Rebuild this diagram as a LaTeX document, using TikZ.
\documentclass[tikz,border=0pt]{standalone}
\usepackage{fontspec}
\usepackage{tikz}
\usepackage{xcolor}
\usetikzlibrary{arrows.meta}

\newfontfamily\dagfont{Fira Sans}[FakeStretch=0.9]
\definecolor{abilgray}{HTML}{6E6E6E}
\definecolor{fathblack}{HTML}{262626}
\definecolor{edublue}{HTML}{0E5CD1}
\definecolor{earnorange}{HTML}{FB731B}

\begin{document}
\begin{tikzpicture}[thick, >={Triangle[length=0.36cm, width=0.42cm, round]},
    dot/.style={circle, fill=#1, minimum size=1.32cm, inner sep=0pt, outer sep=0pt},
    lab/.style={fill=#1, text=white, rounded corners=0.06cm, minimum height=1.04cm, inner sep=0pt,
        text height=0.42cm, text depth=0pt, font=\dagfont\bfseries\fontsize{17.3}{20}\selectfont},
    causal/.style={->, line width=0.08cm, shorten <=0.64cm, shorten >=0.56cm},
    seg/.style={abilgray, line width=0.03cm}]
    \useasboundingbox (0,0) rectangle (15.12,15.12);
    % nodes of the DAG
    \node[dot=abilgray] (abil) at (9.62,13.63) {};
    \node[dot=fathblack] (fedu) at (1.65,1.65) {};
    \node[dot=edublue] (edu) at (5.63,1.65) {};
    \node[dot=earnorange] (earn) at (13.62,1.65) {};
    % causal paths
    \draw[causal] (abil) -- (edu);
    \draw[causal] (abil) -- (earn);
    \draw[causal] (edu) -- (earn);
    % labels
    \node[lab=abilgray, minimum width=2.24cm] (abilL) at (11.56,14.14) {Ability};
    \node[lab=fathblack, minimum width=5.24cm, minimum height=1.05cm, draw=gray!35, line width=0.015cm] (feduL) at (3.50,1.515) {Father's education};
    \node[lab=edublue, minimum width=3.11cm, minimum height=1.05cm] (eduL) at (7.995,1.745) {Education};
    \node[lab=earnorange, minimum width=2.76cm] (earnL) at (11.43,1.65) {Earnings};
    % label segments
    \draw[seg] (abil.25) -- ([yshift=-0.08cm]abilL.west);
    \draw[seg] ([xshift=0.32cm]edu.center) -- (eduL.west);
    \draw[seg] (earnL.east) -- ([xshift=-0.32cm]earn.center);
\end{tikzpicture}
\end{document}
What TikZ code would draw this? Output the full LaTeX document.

****************

» **EXERCISE DETAILS**
Each entry above needs to be retyped exactly.

» **COMPLETE RESPONSE**
Rebuild this diagram as a LaTeX document, using TikZ.
\documentclass[tikz,border=0pt]{standalone}
\usepackage{fontspec}
\usepackage{tikz}
\usepackage{xcolor}
\usetikzlibrary{arrows.meta}

\newfontfamily\dagfont{Fira Sans}[FakeStretch=0.9]
\definecolor{abilgray}{HTML}{6E6E6E}
\definecolor{fathblack}{HTML}{262626}
\definecolor{edublue}{HTML}{0E5CD1}
\definecolor{earnorange}{HTML}{FB731B}

\begin{document}
\begin{tikzpicture}[thick, >={Triangle[length=0.36cm, width=0.42cm, round]},
    dot/.style={circle, fill=#1, minimum size=1.32cm, inner sep=0pt, outer sep=0pt},
    lab/.style={fill=#1, text=white, rounded corners=0.06cm, minimum height=1.04cm, inner sep=0pt,
        text height=0.42cm, text depth=0pt, font=\dagfont\bfseries\fontsize{17.3}{20}\selectfont},
    causal/.style={->, line width=0.08cm, shorten <=0.64cm, shorten >=0.56cm},
    seg/.style={abilgray, line width=0.03cm}]
    \useasboundingbox (0,0) rectangle (15.12,15.12);
    % nodes of the DAG
    \node[dot=abilgray] (abil) at (9.62,13.63) {};
    \node[dot=fathblack] (fedu) at (1.65,1.65) {};
    \node[dot=edublue] (edu) at (5.63,1.65) {};
    \node[dot=earnorange] (earn) at (13.62,1.65) {};
    % causal paths
    \draw[causal] (abil) -- (edu);
    \draw[causal] (abil) -- (earn);
    \draw[causal] (edu) -- (earn);
    % labels
    \node[lab=abilgray, minimum width=2.24cm] (abilL) at (11.56,14.14) {Ability};
    \node[lab=fathblack, minimum width=5.24cm, minimum height=1.05cm, draw=gray!35, line width=0.015cm] (feduL) at (3.50,1.515) {Father's education};
    \node[lab=edublue, minimum width=3.11cm, minimum height=1.05cm] (eduL) at (7.995,1.745) {Education};
    \node[lab=earnorange, minimum width=2.76cm] (earnL) at (11.43,1.65) {Earnings};
    % label segments
    \draw[seg] (abil.25) -- ([yshift=-0.08cm]abilL.west);
    \draw[seg] ([xshift=0.32cm]edu.center) -- (eduL.west);
    \draw[seg] (earnL.east) -- ([xshift=-0.32cm]earn.center);
\end{tikzpicture}
\end{document}
What TikZ code would draw this? Output the full LaTeX document.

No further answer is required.